If you really are what you eat, then everyone I know is nuts. You can’t lob a legume through a restaurant these days without hitting someone on a fussy — and fairly freaky — diet.
Gluten-free. Dairy-free. Sugar-free. Wheatless and meatless, pescetarian and Paleolithic, macrobiotic and Master Cleansed. And for heat’s sake, raw.
As nutritionists analyze our diets to bits, as they break down every edible ounce into shockingly potent micro-ingredients, ascribing common ailments and valorous remedies to each (“These cause bloating, these fight cancer, these are linked to erectile dysfunction, these thwart nuclear radiation”), our eating has gone from absurd to exasperating.
Do you have legitimate medical and/or moral reasons for your odd eating, or rather, non-eating, habits? Yes, I’m certain that you do. Does it make you any less irritating to the rest of us? No. No, it doesn’t.
The line between “conscientious” and “pain-in-the-ass persnickety” is invisible to the naked eye. You say, “I avoid foods with a high glycemic index.” We hear, “I only eat miso and millet, tempeh and tofu, quinoa and kale. And only when it’s organic and seasonal. On Tuesdays. When the tide is low. And the Redskins are ahead.”
I’m nostalgic for the days when we had food preferences, as opposed to food renunciations — things we liked and didn’t especially like, rather than things we wouldn’t consider swallowing even if they were coated in honey. Especially if they were coated in honey. (A vegan friend recently informed me that honey is “bee puke.”)
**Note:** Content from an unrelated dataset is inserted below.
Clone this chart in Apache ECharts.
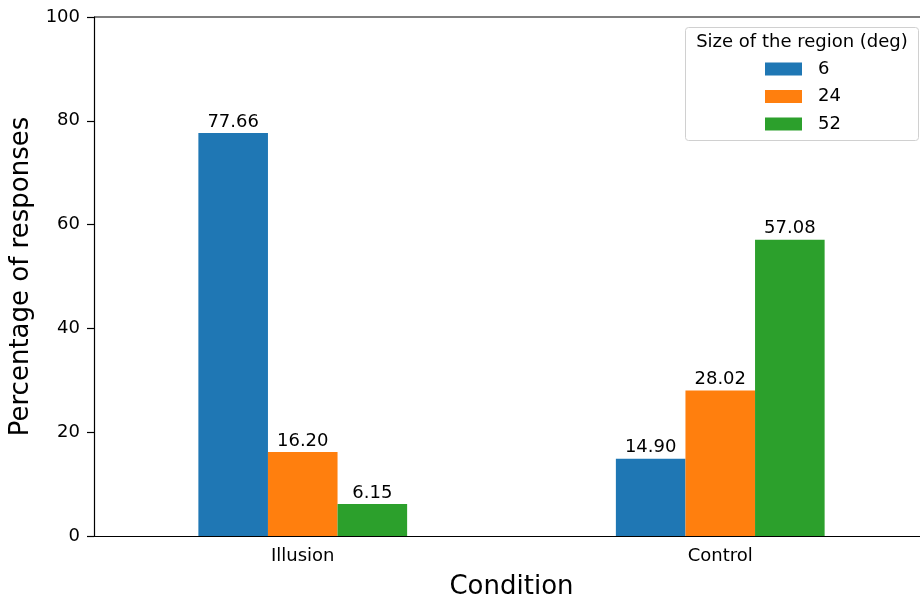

I’m actually anxious about offering treats to friends anymore; there are only two good reasons to refuse the homemade chocolate-chip cookie I just offered you: “I just brushed my teeth and am hoping to make out with that hot guy over there” or “I had nine of those for lunch, so I’m set.” Anything else feels like holier-than-thou judgment and hurts my probably over-sensitive feelings.
What if I decided I wasn’t going to eat solid foods anymore? Not because I just had my tonsils out, or my jaw wired shut, but because I find that chewing puts my chakras out of alignment and believe that sucking through a straw is beneficial to my diaphragm. How would you feel if I showed up at your dinner party, noticed the lovely table settings, and proclaimed, “Oh … forks?! Ooh, yeah, this could be a problem for me. Any chance you can liquefy that lasagna?”
I realize that you’re being health-smart by pronouncing yourself an ovo-lacto something-or-other. And I admit that you should not sacrifice your longevity simply because I make fun of you in print. And also behind your back at potlucks. And sometimes when I overhear you exalting goji berries. (Here’s the thing: If goji berries were meant to be eaten, they wouldn’t taste like earwax.)
I understand that it’s immature for me to feel threatened by your refusal to consume lactose. Or sucrose. Or cow toes (snicker, snort). I see that it points to an infantile reluctance to grow up and take my own nutrition by the reins. I admit I still resent the trans-fat police for condemning my Oreos and the high-fructose corn syrup cops for exposing my Wheat Thins, and that I clearly have a long way to go toward clean eatin’.
Long as I’m juvenile, though, I’ll share a fun party trick that gets me through the my-friends-are-food-fickle blues: Set out a simple snack plate at your next soirée. Watch your guests slowly back away from it as if it were a deadly trap, and imagine them saying, “Not this time, Lex Luthor! You thought I’d fall for your diabolical cheese-and-cracker scheme? Ha! My irritable bowels will never quake at the likes of you!” Yeah … good times, good times.